Richards was shot as a player and it now appears that the Kings are trying to weasel their way out of a very bad deal. The whole matter looks and smells like a team trying to get out of a bad contract and salary cap problems.

Basically, the Kings want to use a morals clause to void a bad contract. They had a chance to buy out Richards two years ago when most people could see the player’ skills were deteriorating, but the team’s management decided they owed some loyalty.


Richards was shot as a player and it now appears that the Kings are trying to weasel their way out of a very bad deal. The whole matter looks and smells like a team with salary cap problems trying to get out of a bad contract.

You have to wonder if a productive player was dealing with the same situation as Richards, would the results be the same. It is very hard to believe that the Kings would have taken the same route.

This is likely to turn into a major case study for all sports, and the National Hockey League Players Association has to be strident in defense of Richards, and the sanctity of the contract. Unless there is a whole lot more uncovered by the RCMP, the Kings look like the bad guys in this mess, and the NHL should be advising the team to let go of this matter.

Remember, like all leagues, there are players in the NHL who have had offenses and remain under contract, and it’s a league that rightfully allowed Rick Tocchet to come back and coach after a gambling investigation.

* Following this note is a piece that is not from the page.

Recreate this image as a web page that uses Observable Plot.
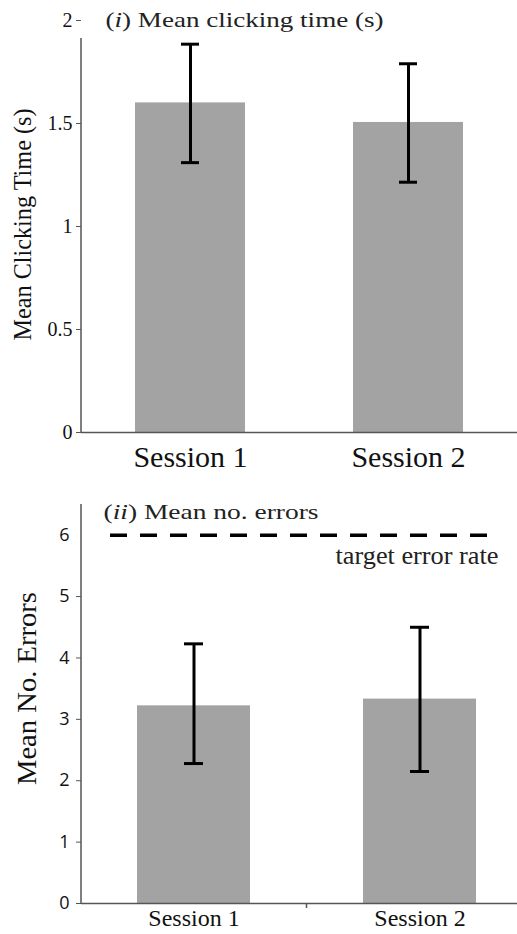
<!DOCTYPE html>
<html>
<head>
<meta charset="utf-8">
<script src="https://cdn.jsdelivr.net/npm/d3@7"></script>
<script src="https://cdn.jsdelivr.net/npm/@observablehq/plot@0.6"></script>
<style>
  html, body { margin: 0; padding: 0; background: #fff; }
  #wrap { width: 517px; }
  svg { display: block; }
</style>
</head>
<body>
<div id="wrap"></div>
<script>
// ---- data ----
const sessions = ["Session 1", "Session 2"];
const clickMean = [1.6, 1.505];
const clickLow = [1.31, 1.215];
const clickHigh = [1.885, 1.79];
const errMean = [3.22, 3.33];
const errLow = [2.28, 2.15];
const errHigh = [4.23, 4.5];
const targetErrorRate = 6;
const clickTicks = [0, 0.5, 1, 1.5, 2];
const errTicks = [0, 1, 2, 3, 4, 5];
const errTopTick = [6];

const serif = "Liberation Serif, Times New Roman, serif";
const sans = "Open Sans, DejaVu Sans, sans-serif";
const barColor = "#a3a3a3";
const axisColor = "#555";

const clickData = sessions.map((s, i) => ({s, m: clickMean[i], lo: clickLow[i], hi: clickHigh[i]}));
const errData = sessions.map((s, i) => ({s, m: errMean[i], lo: errLow[i], hi: errHigh[i]}));

function italicize(svg, cls, parts) {
  d3.select(svg).selectAll(`g.${cls} text`).each(function() {
    const t = d3.select(this);
    t.text(null);
    parts.forEach(([txt, it]) => t.append("tspan").text(txt).attr("font-style", it ? "italic" : null));
  });
}
function fit(svg, cls, len) {
  d3.select(svg).selectAll(`g.${cls} text`)
    .attr("textLength", len).attr("lengthAdjust", "spacingAndGlyphs");
}

// ---- top chart ----
const chartTop = Plot.plot({
  width: 517, height: 478,
  marginTop: 20, marginBottom: 46, marginLeft: 81, marginRight: 0,
  x: {domain: sessions, range: [81, 517], paddingInner: 0.495, paddingOuter: 0.2475},
  y: {domain: [0, 2]},
  style: {background: "white", overflow: "visible"},
  marks: [
    Plot.barY(clickData, {x: "s", y: "m", fill: barColor}),
    Plot.ruleX(clickData, {x: "s", y1: "lo", y2: "hi", stroke: "black", strokeWidth: 3}),
    Plot.tickY(clickData, {x: "s", y: "lo", stroke: "black", strokeWidth: 3, insetLeft: 46, insetRight: 46}),
    Plot.tickY(clickData, {x: "s", y: "hi", stroke: "black", strokeWidth: 3, insetLeft: 46, insetRight: 46}),
    Plot.ruleY([0], {stroke: axisColor, strokeWidth: 1.5}),
    Plot.axisY({ticks: clickTicks, tickFormat: d => String(d), tickSize: 5, tickPadding: 4, stroke: axisColor,
      fontSize: 20, fontFamily: serif, fill: "#111", label: null}),
    Plot.axisX({tickSize: 0, tickPadding: 13, fontSize: 30, fontFamily: serif, fill: "#111", label: null}),
    Plot.text(["Mean Clicking Time (s)"], {frameAnchor: "left", rotate: -90, dx: -59, dy: 114, textAnchor: "start",
      fontSize: 26, fontFamily: serif, fill: "#111", className: "ylab-i"}),
    Plot.text(["(i) Mean clicking time (s)"], {y: [2], frameAnchor: "left", dx: 24, dy: 0, textAnchor: "start",
      fontSize: 21, fontFamily: serif, fill: "#222", className: "title-i"})
  ]
});
{
  const ys = chartTop.scale("y");
  d3.select(chartTop).append("line")
    .attr("x1", 81).attr("x2", 81)
    .attr("y1", ys.apply(1.913)).attr("y2", ys.apply(0))
    .attr("stroke", axisColor).attr("stroke-width", 1.5);
  italicize(chartTop, "title-i", [["(", false], ["i", true], [") Mean clicking time (s)", false]]);
  fit(chartTop, "title-i", 278);
  fit(chartTop, "ylab-i", 232);
}

// ---- bottom chart ----
const chartBottom = Plot.plot({
  width: 517, height: 456,
  marginTop: 26, marginBottom: 31, marginLeft: 81, marginRight: 0,
  x: {domain: sessions, range: [80.25, 533.25], paddingInner: 0.501, paddingOuter: 0.2505},
  y: {domain: [0, 6.5]},
  style: {background: "white", overflow: "hidden"},
  marks: [
    Plot.barY(errData, {x: "s", y: "m", fill: barColor}),
    Plot.ruleX(errData, {x: "s", y1: "lo", y2: "hi", stroke: "black", strokeWidth: 3}),
    Plot.tickY(errData, {x: "s", y: "lo", stroke: "black", strokeWidth: 3, insetLeft: 47, insetRight: 47}),
    Plot.tickY(errData, {x: "s", y: "hi", stroke: "black", strokeWidth: 3, insetLeft: 47, insetRight: 47}),
    Plot.ruleY([targetErrorRate], {stroke: "black", strokeWidth: 3.5, strokeDasharray: "17,13", insetLeft: 29, insetRight: 19}),
    Plot.text(["target error rate"], {y: [targetErrorRate], frameAnchor: "right", textAnchor: "end", dx: -19, dy: 21,
      fontSize: 25, fontFamily: serif, fill: "#222", className: "target"}),
    Plot.ruleY([0], {stroke: axisColor, strokeWidth: 1.5}),
    Plot.axisY({ticks: errTicks, tickFormat: d => String(d), tickSize: 5, tickPadding: 7, stroke: axisColor,
      fontSize: 18, fontFamily: sans, fill: "#111", label: null}),
    Plot.axisY({ticks: errTopTick, tickFormat: d => String(d), tickSize: 0, tickPadding: 12,
      fontSize: 18, fontFamily: sans, fill: "#111", label: null}),
    Plot.axisX({tickSize: 0, tickPadding: 5, fontSize: 24, fontFamily: serif, fill: "#111", label: null}),
    Plot.text(["Mean No. Errors"], {frameAnchor: "left", rotate: -90, dx: -54, dy: 81, textAnchor: "start",
      fontSize: 28, fontFamily: serif, fill: "#111", className: "ylab-ii"}),
    Plot.text(["(ii) Mean no. errors"], {y: [6.5], frameAnchor: "left", dx: 22, dy: 8, textAnchor: "start",
      fontSize: 21, fontFamily: serif, fill: "#222", className: "title-ii"})
  ]
});
{
  const ys = chartBottom.scale("y");
  const xs = chartBottom.scale("x");
  const bw = xs.bandwidth;
  const mid = (xs.apply(sessions[0]) + xs.apply(sessions[1]) + bw) / 2;
  const svg = d3.select(chartBottom);
  svg.append("line")
    .attr("x1", 81).attr("x2", 81)
    .attr("y1", ys.apply(6.5)).attr("y2", ys.apply(0))
    .attr("stroke", axisColor).attr("stroke-width", 1.5);
  svg.append("line")
    .attr("x1", mid).attr("x2", mid)
    .attr("y1", ys.apply(0)).attr("y2", ys.apply(0) + 5)
    .attr("stroke", axisColor).attr("stroke-width", 1.5);
  italicize(chartBottom, "title-ii", [["(", false], ["ii", true], [") Mean no. errors", false]]);
  fit(chartBottom, "title-ii", 215);
  fit(chartBottom, "ylab-ii", 193);
  fit(chartBottom, "target", 163);
}

document.getElementById("wrap").append(chartTop, chartBottom);
</script>
</body>
</html>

If it turns out that this is an isolated case and there are no further developments, it will be difficult for the Kings to even get support from fans. And mind you, fans are usually the first to scream about cutting a player when they are accused of doing bad things. 

However, when fans see so many players with other transgressions remaining on rosters around the league, it is impossible to see the Richards case as anything but a team trying to circumvent the salary cap and avoid paying a contract. Even with the ridiculous level of salaries paid to professional athletes, there remains a concept that a contract has to be honored.

There is a very real possibility here that the Kings feel duped by Richards in terms of his physical conditioning and his ability to play at an elite level. It is understandable that the Kings believed Richards should have gone above and beyond effort because they showed him such loyalty by not buying him out when they were still in the amnesty period.

Well, the Kings had their opportunity at that time, and they chose to bring Richards back and honor the contract. As most of the hockey world expected, Richards was a bust and wound up in the minor leagues while the Kings failed to make the playoffs.

This is not only a problem for the NHLPA but for the NHL as well. Commissioner Gary Bettman has to be on guard for teams trying to snake their way around the salary cap while also attempting to maintain what has been a much-improved relationship with the NHLPA.

If the Kings are allowed to dismiss their commitment to Richards it would lead to teams using whatever measures they find feasible to get out of such deals, and allow them to do away with players who have simply lost the ability to compete at the level the team expected.

It might be nice for the Flyers to be able to cut ties with Vinny Lecavalier by just saying he is out of shape, or that he used some social media platform that was not in the best interest of the team — but it would be wrong.

This case against Richards stinks to the high heavens.